What is a new Party for?
Let me go over; that the men of Gilead said unto him, Art thou an Ephraimite? If he said, Nay; Then said they unto him, Say now Shibboleth: and he said Sibboleth: for he could not frame to pronounce it right. Then they took him, and slew him at the passages of Jordan.
(Judges, Chapter 12)
A shibboleth is a splendid way of identifying your enemies. But it has little to recommend it as a way of conducting first-past-the-post-politics. Why single out and alienate those not of your tribe? I ask because it has become a practice of many Grand Men of the Left. The frequent epithets: "Blairites," "neoliberals". They are so protean, so bereft of content, as to shrink to little thing more than a desire to articulate a loathing of some other. It's foolish politics. Bad enough to hate Conservatives who, like it or not, form a large part of the voting public.
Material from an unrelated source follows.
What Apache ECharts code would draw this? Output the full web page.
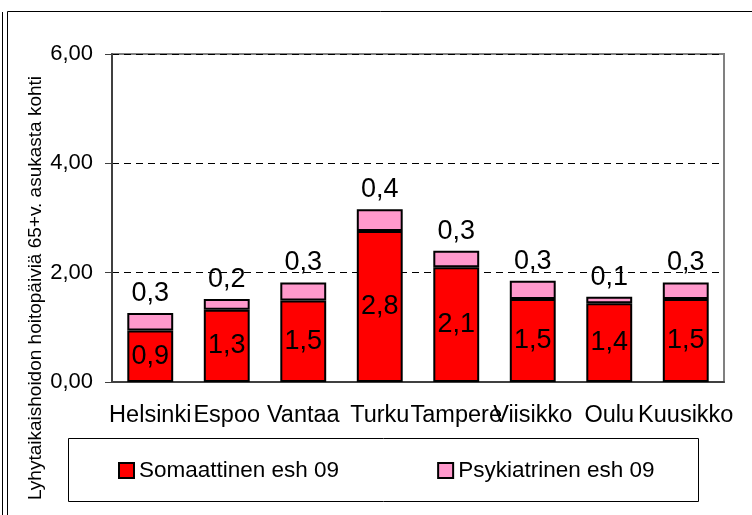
<!DOCTYPE html>
<html>
<head>
<meta charset="utf-8">
<script src="https://cdn.jsdelivr.net/npm/echarts@6/dist/echarts.min.js"></script>
<style>
    html, body { margin: 0; padding: 0; background: #fff; }
    #chart { width: 752px; height: 515px; }
</style>
</head>
<body>
<div id="chart"></div>
<script>
// data
const cities = ['Helsinki', 'Espoo', 'Vantaa', 'Turku', 'Tampere', 'Viisikko', 'Oulu', 'Kuusikko'];
const somaattinen = [0.94, 1.32, 1.49, 2.76, 2.10, 1.52, 1.44, 1.52];
const psykiatrinen = [0.32, 0.20, 0.33, 0.40, 0.30, 0.33, 0.12, 0.30];
const seriesNames = ['Somaattinen esh 09', 'Psykiatrinen esh 09'];
const yTitle = 'Lyhytaikaishoidon hoitopäiviä 65+v. asukasta kohti';

const font = 'Liberation Sans, Arial, sans-serif';
const comma = (v, d) => v.toFixed(d).replace('.', ',');

let chart = echarts.init(document.getElementById('chart'));

chart.setOption({
    animation: false,
    textStyle: { fontFamily: font, color: '#000' },
    grid: {
        left: 112, top: 54, right: 28, bottom: 133,
        show: true, borderColor: '#808080', borderWidth: 2
    },
    legend: {
        data: seriesNames,
        left: 118, top: 459, padding: 0,
        itemWidth: 15, itemHeight: 15, itemGap: 98,
        icon: 'rect',
        textStyle: { fontSize: 22.5, color: '#000', fontFamily: font }
    },
    xAxis: {
        type: 'category',
        data: cities,
        axisLine: { lineStyle: { color: '#404040', width: 2 } },
        axisTick: { length: 7, lineStyle: { color: '#404040' } },
        axisLabel: { interval: 0, fontSize: 23.5, color: '#000', margin: 22 }
    },
    yAxis: {
        type: 'value',
        min: 0, max: 6, interval: 2,
        axisLine: { show: true, lineStyle: { color: '#404040', width: 2 } },
        axisTick: { show: true, length: 7, lineStyle: { color: '#404040' } },
        axisLabel: { fontSize: 22, color: '#000', margin: 19, formatter: v => comma(v, 2) },
        splitLine: { lineStyle: { color: '#000', width: 1, type: [7, 5] } }
    },
    series: [
        {
            name: seriesNames[0],
            type: 'bar',
            stack: 'all',
            data: somaattinen,
            barCategoryGap: '40%',
            itemStyle: { color: '#ff0000', borderColor: '#000', borderWidth: 2 },
            label: {
                show: true, position: 'inside',
                fontSize: 27, color: '#000', fontFamily: font,
                formatter: p => comma(p.value, 1)
            }
        },
        {
            name: seriesNames[1],
            type: 'bar',
            stack: 'all',
            data: psykiatrinen,
            itemStyle: { color: '#ff99cc', borderColor: '#000', borderWidth: 2 },
            label: {
                show: true, position: 'top', distance: 6,
                fontSize: 27, color: '#000', fontFamily: font,
                formatter: p => comma(p.value, 1)
            }
        }
    ],
    graphic: [
        {
            type: 'rect', silent: true,
            shape: { x: 7.5, y: 11.5, width: 760, height: 520 },
            style: { fill: null, stroke: '#000', lineWidth: 1 }
        },
        {
            type: 'line', silent: true,
            shape: { x1: 2.5, y1: 12, x2: 2.5, y2: 515 },
            style: { stroke: '#000', lineWidth: 1 }
        },
        {
            type: 'rect', silent: true, z: -1,
            shape: { x: 68.5, y: 438.5, width: 630, height: 63 },
            style: { fill: '#fff', stroke: '#000', lineWidth: 1 }
        },
        {
            type: 'text', silent: true,
            x: 36, y: 288, rotation: Math.PI / 2,
            style: {
                text: yTitle, fontSize: 19, fontFamily: font, fill: '#000',
                align: 'center', verticalAlign: 'middle'
            }
        }
    ]
});

window.addEventListener('resize', () => chart.resize());
</script>
</body>
</html>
But also, deliberately, to alienate those who are not your political enemies? When last did Left Labour harvest so rich a bounty of votes that it could afford to leave some lying on the ground? The latest iteration - the spat slur "centrist" - illustrates the point well. What might cause you to highlight your extremism and call it virtue? To choose to forego a broad appeal for a narrow one is, for a political party, to take a silk purse and fashion a sow's ear. Ultimately these are questions for those in the habit. For the rest of us, it's enough to remember that we can succeed only by avoiding the trap ourselves. Nick Clegg's disastrous pitch "We will bring a heart to a Conservative government and a brain to a Labour one" ended the LibDems as a political force. A new Party must be more than 'not them'. It is only when we say who we are and what we are for that the electorate can ask itself: 'are they for me,' 'am I for this'? Brexit is not enough. Brexit will not be the last crisis the United Kingdom faces. An ageing population, the forces of globalisation, the concentration of wealth, intergenerational fairness, the evaporation of trust in politicians, a capitalism that does not serve the people, climate change: unless a Party can speak of these issues, it will not win, and it will not deserve, the trust of the electorate. But win trust on them and perhaps you will be heard on Brexit too. Over the coming days and weeks I will offer some thoughts on what a new Party should offer, and be. I hope others will too - here, or elsewhere. Let those who want to, with their shibboleths, divide. A new Party must with ideas unite.